In 1995, Gosse co-produced the Nick Gomez-directed film, New Jersey Drive, released that April. He also directed the first screenplay by playwright Matthew Weiss. The result, Niagara, Niagara, premiered to acclaim. Lead actress Robin Tunney took home the prestigious Volpi Cup at the 1997 Venice International Film Festival for her portrayal of a woman with Tourette syndrome. In its American premiere, the film was panned by some critics.

Gosse's follow-up was an adaptation of journalist Alec Wilkinson's nonfiction book A Violent Act.

By late 1999, Gosse was at work on another adaptation, a play by theater scribe Wendy Hammond. The stage play, Julie Johnson, was shot as a feature film beginning in 2000 and it starred Lili Taylor, Courtney Love, Mischa Barton and Spalding Gray. It was released in 2005 by Regent Entertainment.

==Los Angeles operations==
The Shooting Gallery went out of business in 2001 and Gosse moved west to Los Angeles to produce TV pilots and films.
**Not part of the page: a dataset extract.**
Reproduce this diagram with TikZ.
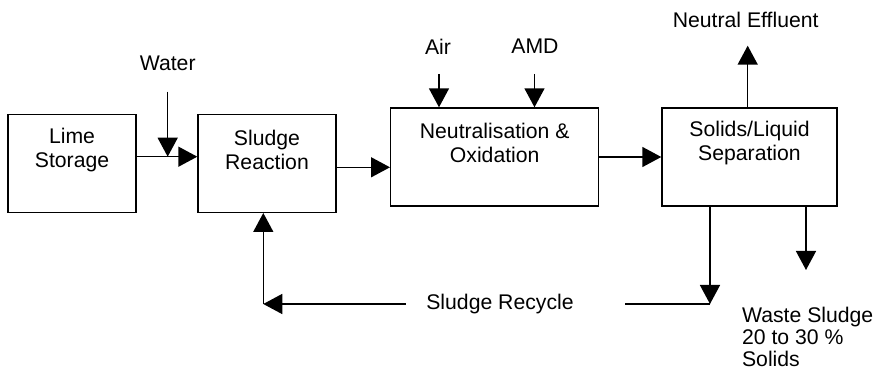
\documentclass[tikz,border=0pt]{standalone}
\usepackage{fontspec}
\setmainfont{Liberation Sans}
\usetikzlibrary{arrows.meta,positioning}
\tikzset{
  unit/.style={draw,line width=0.7pt,minimum height=49pt,inner sep=0pt},
  txt/.style={font=\fontsize{10.6}{12}\selectfont,align=center,inner sep=0pt},
  flow/.style={line width=0.75pt,-{Triangle[length=9.5pt,width=10pt]}},
  pipe/.style={line width=0.75pt}
}

\begin{document}
\begin{tikzpicture}[x=0.5pt,y=-0.5pt]
  \useasboundingbox (0,0) rectangle (875,373);
  % Process units
  \node[unit,minimum width=64pt] (lime) at (72,163.5) {};
  \node[unit,minimum width=69pt] (sludge) at (267,163.3) {};
  \node[unit,minimum width=104pt] (neut) at (494.7,157) {};
  \node[unit,minimum width=87.5pt] (solids) at (749.5,157) {};
  \node[txt] (limetxt) at ([yshift=-18pt]lime.north) {Lime\\Storage};
  \node[txt] (sludgetxt) at ([yshift=-18pt]sludge.north) {Sludge\\Reaction};
  \node[txt] (neuttxt) at ([yshift=-17.7pt]neut.north) {Neutralisation \&\\Oxidation};
  \node[txt] (solidstxt) at ([yshift=-17.7pt]solids.north) {Solids/Liquid\\Separation};
  % Stream labels
  \node[txt] (water) at (167.7,63) {Water};
  \node[txt] (air) at (438,46.7) {Air};
  \node[txt] (amd) at (535,46.7) {AMD};
  \node[txt] (effluent) at (745.7,20) {Neutral Effluent};
  \node[txt] (recycle) at (500,304) {Sludge Recycle};
  \node[txt,font=\fontsize{10.6}{11}\selectfont,align=left,anchor=west] (waste) at (741.7,337) {Waste Sludge\\20 to 30 \%\\Solids};
  % Free ends
  \coordinate (water-in) at (167.7,91.7);
  \coordinate (air-in) at (439,74);
  \coordinate (amd-in) at (534.5,74);
  \coordinate (eff-out) at (747.7,45.7);
  \coordinate (waste-out) at (806,270);
  \coordinate (rec-r) at (710,304);
  \coordinate (rec-l) at (263.3,304);
  \coordinate (gap-r) at (624.6,304);
  \coordinate (gap-l) at (405.7,304);
  % Main line
  \draw[flow] ([yshift=3.4pt]lime.east) -- ([yshift=3.4pt]lime.east -| sludge.west);
  \draw[flow] (water-in) -- ([yshift=3.4pt]lime.east -| water-in);
  \draw[flow] ([yshift=-2pt]sludge.east) -- ([yshift=-2pt]sludge.east -| neut.west);
  \draw[flow] (air-in) -- (air-in |- neut.north);
  \draw[flow] (amd-in) -- (amd-in |- neut.north);
  \draw[flow] (neut.east) -- (solids.west);
  \draw[flow] (eff-out |- solids.north) -- (eff-out);
  \draw[flow] (waste-out |- solids.south) -- (waste-out);
  % Recycle loop
  \draw[flow] (rec-r |- solids.south) -- (rec-r);
  \draw[pipe] (rec-r) -- (gap-r);
  \draw[flow] (gap-l) -- (rec-l);
  \draw[flow] (rec-l) -- (rec-l |- sludge.south);
\end{tikzpicture}
\end{document}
These would include Tim McCann's Runaway (2005) and Almereyda's Tonight At Noon (2006), the latter starring Connie Nielsen, Ethan Hawke, Rutger Hauer, and Lauren Ambrose.

Gosse lives in Winston-Salem, North Carolina and developing a new docu-series. He spent time working for the 2008 Democratic Party nomination of Barack Obama.

Gosse directed Tucker Max's film, I Hope They Serve Beer In Hell.

==Personal life==
In the early 1990s, Gosse lived with actress Parker Posey, whom he met when they were both students at SUNY Purchase.

On October 5, 1997, Gosse married actress Robin Tunney in New York City; they had met while working together on Niagara, Niagara. They separated in late 2002, and divorced in 2006 but remain close friends.